I am an harp [sic] responsive to every wind. The scented gale of summer can wake it to sweet melody, but rough cold blasts draw forth discordances & jarring sounds.

P B Shelley’s ‘Mutability’ can, in this way, promote discussion of the Shelleys’ creative collaboration. What we know of the Shelleys’ history provides evidence for their repeated intellectual interactions, as Mary Shelley’s journal shows an almost daily occurrence of shared reading, copying, writing and discussion. The Shelleys’ shared notebooks (not just the ones containing Frankenstein) also indicate that they would use the same paper to draft, redraft, correct and fair-copy their works. Beyond the Frankenstein notebooks, there are even instances of the Shelleys altering and/or influencing each other’s compositions in a reciprocal literary dialogue (something my work as a PhD candidate at the University of York is seeking to identify and explore in depth). If ‘Mutability’ was written in winter 1815 (or even earlier), maybe Mary Shelley looked over it, and kept it in mind in relation to her own creative writing – and therefore the poem found its way into her first novel. These details suggest that the Shelleys’ literary relationship was blossoming in the winter of 1815 (exactly 200 years ago), prior to their most significant collaboration on Frankenstein in 1816-1818.

References: 

S. T. Coleridge, The Complete Poems ed. by William Keach (London: Penguin, 1997 repr. 2004) p. 87, 464.

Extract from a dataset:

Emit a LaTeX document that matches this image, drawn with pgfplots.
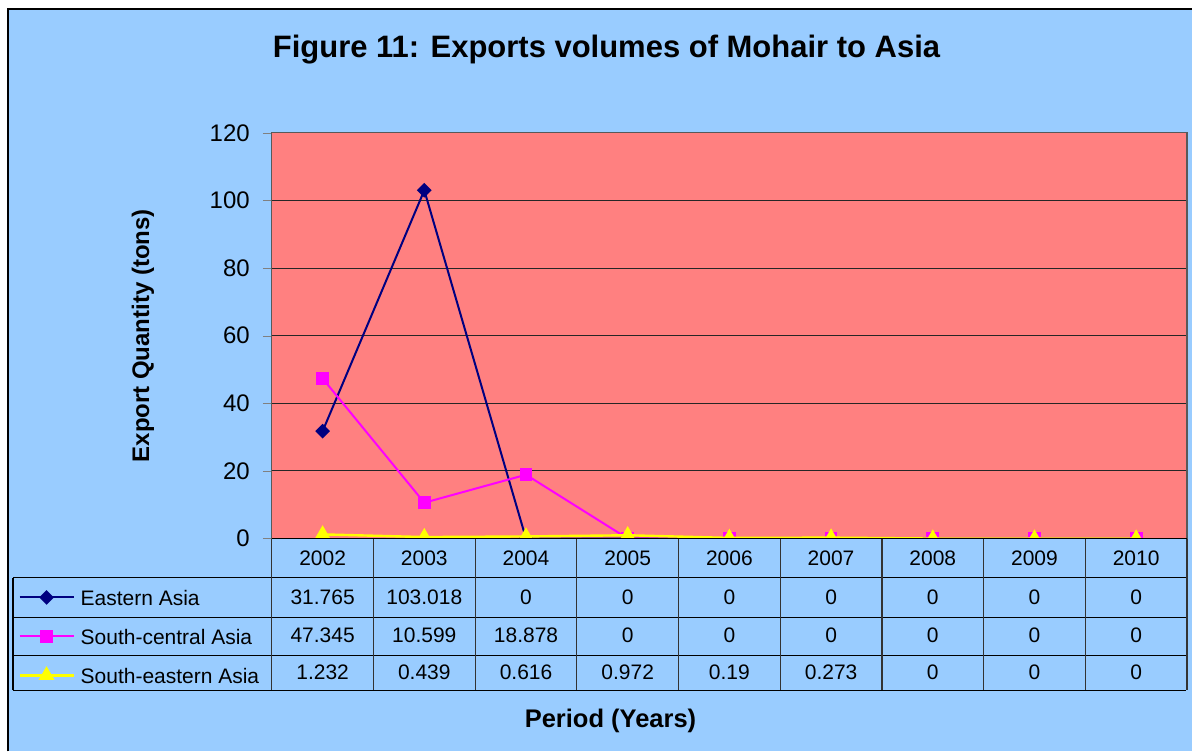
\documentclass[border=0pt]{standalone}
\usepackage{pgfplots}
\pgfplotsset{compat=1.18}
\usepackage{pgfplotstable}
\usepackage{fontspec}
\setmainfont{Liberation Sans}

\definecolor{bgblue}{HTML}{99CCFF}
\definecolor{plotpink}{HTML}{FF8080}
\definecolor{eastnavy}{HTML}{000080}
\definecolor{scmag}{HTML}{FF00FF}
\definecolor{seyel}{HTML}{FFFF00}

% export quantity (tons)
\pgfplotstableread{
year ea sca sea
2002 31.765 47.345 1.232
2003 103.018 10.599 0.439
2004 0 18.878 0.616
2005 0 0 0.972
2006 0 0 0.19
2007 0 0 0.273
2008 0 0 0
2009 0 0 0
2010 0 0 0
}\data

\begin{document}
\begin{tikzpicture}
% background and frame
\fill[white] (0pt,0pt) rectangle (596.5pt,376pt);
\fill[bgblue] (4pt,0pt) rectangle (596.5pt,371.5pt);
\draw[black, line width=1pt] (4pt,0pt) -- (4pt,371.5pt) -- (596.5pt,371.5pt);

\node[font=\bfseries\fontsize{15.5}{18}\selectfont] at (303.5pt,351pt) {Figure 11: Exports volumes of Mohair to Asia};
\node[font=\bfseries\fontsize{12}{14}\selectfont, rotate=90] at (71.5pt,208pt) {Export Quantity (tons)};
\node[font=\bfseries\fontsize{12.75}{15}\selectfont] at (305.5pt,15pt) {Period (Years)};

\begin{axis}[
    at={(136pt,106.5pt)}, anchor=south west,
    scale only axis,
    width=458pt, height=203pt,
    xmin=-0.5, xmax=8.5,
    ymin=0, ymax=120,
    ytick distance=20,
    xtick=data,
    xticklabels from table={\data}{year},
    xticklabel style={anchor=center, yshift=-5.5pt, font=\fontsize{10.5}{12}\selectfont},
    yticklabel style={font=\fontsize{12}{14}\selectfont, xshift=-3pt},
    /pgf/number format/assume math mode=true,
    tick align=outside,
    major tick length=4.5pt,
    major x tick style={draw=none},
    ytick pos=left,
    ymajorgrids,
    grid style={black!85, line width=0.5pt},
    axis background/.style={fill=plotpink},
    axis line style={gray!70!black, line width=0.6pt},
    clip marker paths=true,
    legend style={at={(axis description cs:-0.2773,-0.0961)}, anchor=north west,
        draw=none, fill=none, inner sep=0pt, row sep=0pt, column sep=3pt,
        font=\fontsize{10.5}{12}\selectfont,
        nodes={inner sep=0pt, text height=14pt, text depth=5.5pt}},
    legend cell align=left,
    legend image code/.code={\draw[mark repeat=2,mark phase=2] plot coordinates {(0pt,0pt)(13.5pt,0pt)(27pt,0pt)};},
]
\addplot[eastnavy, line width=1pt, mark=square*, mark size=2.1pt, mark options={rotate=45}]
    table[x expr=\coordindex, y=ea] {\data};
\addlegendentry{Eastern Asia}
\addplot[scmag, line width=1pt, mark=square*, mark size=2.7pt]
    table[x expr=\coordindex, y=sca] {\data};
\addlegendentry{South-central Asia}
\addplot[seyel, line width=1.2pt, mark=triangle*, mark size=3.4pt]
    table[x expr=\coordindex, y=sea] {\data};
\addlegendentry{South-eastern Asia}
\end{axis}

% data table below the axis
\draw[black, line width=0.6pt] (136pt,106.5pt) -- (594pt,106.5pt);
\foreach \y in {87,67,48,30.5}
    \draw[black, line width=0.6pt] (6.5pt,\y pt) -- (593.5pt,\y pt);
\foreach \k in {0,...,9}
    \draw[black!80, line width=0.6pt] ({136pt+\k*50.889pt},106.5pt) -- ({136pt+\k*50.889pt},30.5pt);
\draw[black, line width=0.6pt] (6.5pt,87pt) -- (6.5pt,30.5pt);
\foreach \i in {0,...,8}{
    \pgfplotstablegetelem{\i}{ea}\of{\data}
    \node[font=\fontsize{10.5}{12}\selectfont] at ({136pt+(\i+0.5)*50.889pt},77pt) {\pgfplotsretval};
    \pgfplotstablegetelem{\i}{sca}\of{\data}
    \node[font=\fontsize{10.5}{12}\selectfont] at ({136pt+(\i+0.5)*50.889pt},58pt) {\pgfplotsretval};
    \pgfplotstablegetelem{\i}{sea}\of{\data}
    \node[font=\fontsize{10.5}{12}\selectfont] at ({136pt+(\i+0.5)*50.889pt},39.5pt) {\pgfplotsretval};
}
\end{tikzpicture}
\end{document}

Charles E. Robinson (ed.), ‘Introduction’ in Mary Shelley, The Frankenstein Notebooks Vol I (London: Garland, 1996), p. lxx.

Sir Walter Scott, ‘Remarks on Frankenstein’ in Mary Shelley: Bloom’s Classic Critical Views (New York: Bloom’s Literary Criticism, 2008) p. 93.

Mary Shelley, Frankenstein: A Norton Critical Edition ed. by J. Paul Hunter (London: 1996 repr. 2012) pp. 65-67.

Percy Bysshe Shelley, ‘Mutability’ in The Poems of Shelley Vol I ed. by Geoffrey Matthews and Kelvin Everest (London: Longman, 1989) pp. 456-7.